XXVIII.42 The revival of Roman law, and what resulted from it. Change in the tribunals

, par Stewart

Justinian’s Digest having been rediscovered around the year 1137, Roman law seemed to have a second birth. Schools were established in Italy where it was taught ; we already had the Justinian code and the Novellæ. I have already said that this law gained such favor there that it caused the law of the Lombards to be eclipsed.

Italian scholars brought Justinian’s law to France, where we had known only the Theodosian code, [1] because it was only after the establishment of the barbarians in the Gauls that the laws of Justinian were made. [2] That law was opposed in some quarters, but it stood its ground despite the excommunications of popes who were protecting their canons. [3] St. Louis sought to accredit it through the translations which he had made of Justinian’s works, which we still have in manuscript in our libraries ; and I have already said that great use was made of them in the Establishments. Philip the Fair had Justinian’s laws taught, only as written reason, in the regions of France governed by customs, [4] and they were adopted as law in the regions where Roman law was the law.

I have said above that the manner of proceding by judicial combat required very little competence in those who judged ; matters were decided in each location according to the practice of each location, and following some simple customs that were accepted by tradition. There were in the time of Beaumanoir two different manners of dispensing justice [5] : in some places they judged by peers, [6] in others they judged by bailiffs ; when the first form was followed, peers judged according to the practice of their jurisdiction [7] ; in the second, it was experts or old men who indicated the same practice to the bailiff.

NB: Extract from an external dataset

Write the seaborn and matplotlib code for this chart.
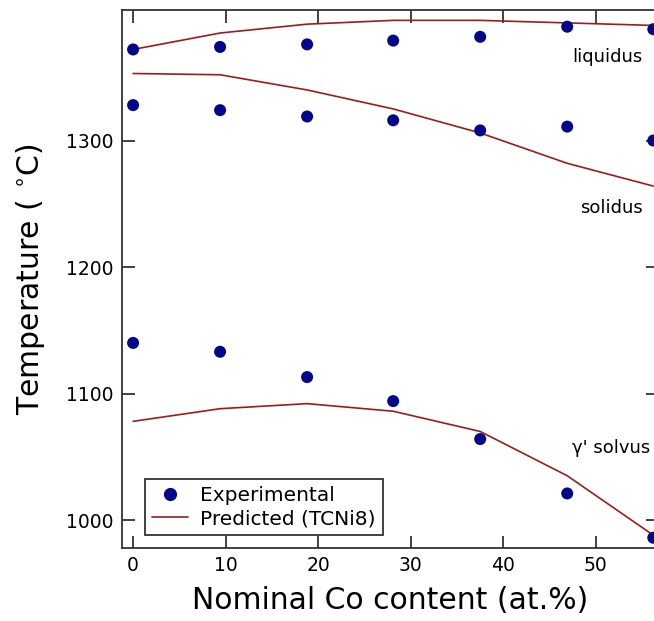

All this required no literacy, no ability, no training. But when the obscure code of the Establishments appeared ; when Roman law was translated ; when it began to be taught in the schools ; when a certain art of procedure and a certain art of jurisprudence began to develop ; when practicians and jurisconsults sprang up, the peers and experts were no longer in a position to judge ; the peers began to withdraw from the lord’s tribunals ; the lords were disinclined to assemble them, all the more so that judgments, instead of being an arresting event, agreeable to the nobility and attractive to men of war, were no longer anything but a practice that they neither knew nor wished to know. The practice of judging by peers became less common, [8] that of judging by bailiffs more common. The bailiffs did not judge [9] ; they conducted the procedure and pronounced the verdict of the experts ; but the experts no longer being in a position to judge, the bailiffs themselves judged.

That was done all the more readily that they had before their eyes the practice of the Church judges : canon law and the new civil law helped equally to abolish the peers.

Thus was lost the practice constantly observed in the monarchy that a judge would never judge alone, as we see from the Salic laws, the capitularies, and the first authors of practice of the third dynasty. [10] The contrary abuse, which occurs only in local justices, has been moderated and to some degree corrected by the introduction in several places of a judge’s lieutenant, whom the judge consults, and who represents the former experts ; by the judge’s obligation to take two graduates, in the cases that can deserve an afflictive punishment ; and finally it has become null through the extreme prevalence of appeals.


[1In Italy they followed the code of Justinian ; that is why pope John VIII in his bull given after the Synod of Troyes speaks of this code, not because it was known in France, but because he knew it himself ; and his bull was general.

[2This emperor’s code was published about the year 530.

[3Decretals, book V, tit. De privilegiis, capite super specula.

[4By a charter of the year 1312 in favor of the university of Orléans, related by Dutillet.

[5Custom of Beauvaisis, ch. i of Office des baillis.

[6In the commune, the bourgeois were judged by other bourgeois, as the fief holders judged each other. See La Thaumassiere, ch. xix.

[7Thus all requests began with these words : “Your honor, it is the practice that in your jurisdiction, etc.,” as appears from the formula recorded in Boutillier, Somme rural, book 1, tit. 21.

[8The change was gradual ; we find peers being used still in the time of Boutillier, who was alive in 1402, date of his testament, who records this formula in book I, tit. 21 : “Sire Juge, en ma justice haute, moyenne et basse, que j’ai en tel lieu, cour, plaids, baillis, hommes féodaux, et Sergens,” but it was no longer anything but feudal matters that were judged by peers (ibid., book I, tit. 1, p. 16).

[9As it appears in the formula of the letters which the lord gave them, related by Boutillier (Somme rural, book 1, tit. 14), which is again proven by Beaumanoir (custom of Beauvaisis, ch. I of Baillis) ; they handled only the procedure : “le Bailli est tenu en la présence des hommes à penre les paroles des chaux qui plaident, and doit demander as parties se ils veulent avoir droit selon les raisons que ils ont dites, and se ils disent, Sire, oïl, le bailli doit contraindre les hommes, que ils fassent le jugement.” See also the Establishments of St. Louis, book I, ch. cv, and book II, ch. xv. “Li Juge, si ne doit pas faire le Jugement.”

[10Beaumanoir, ch. lxvii, p. 336, and ch. lxi, p. 315–316 ; Establishments, book II, ch. xv.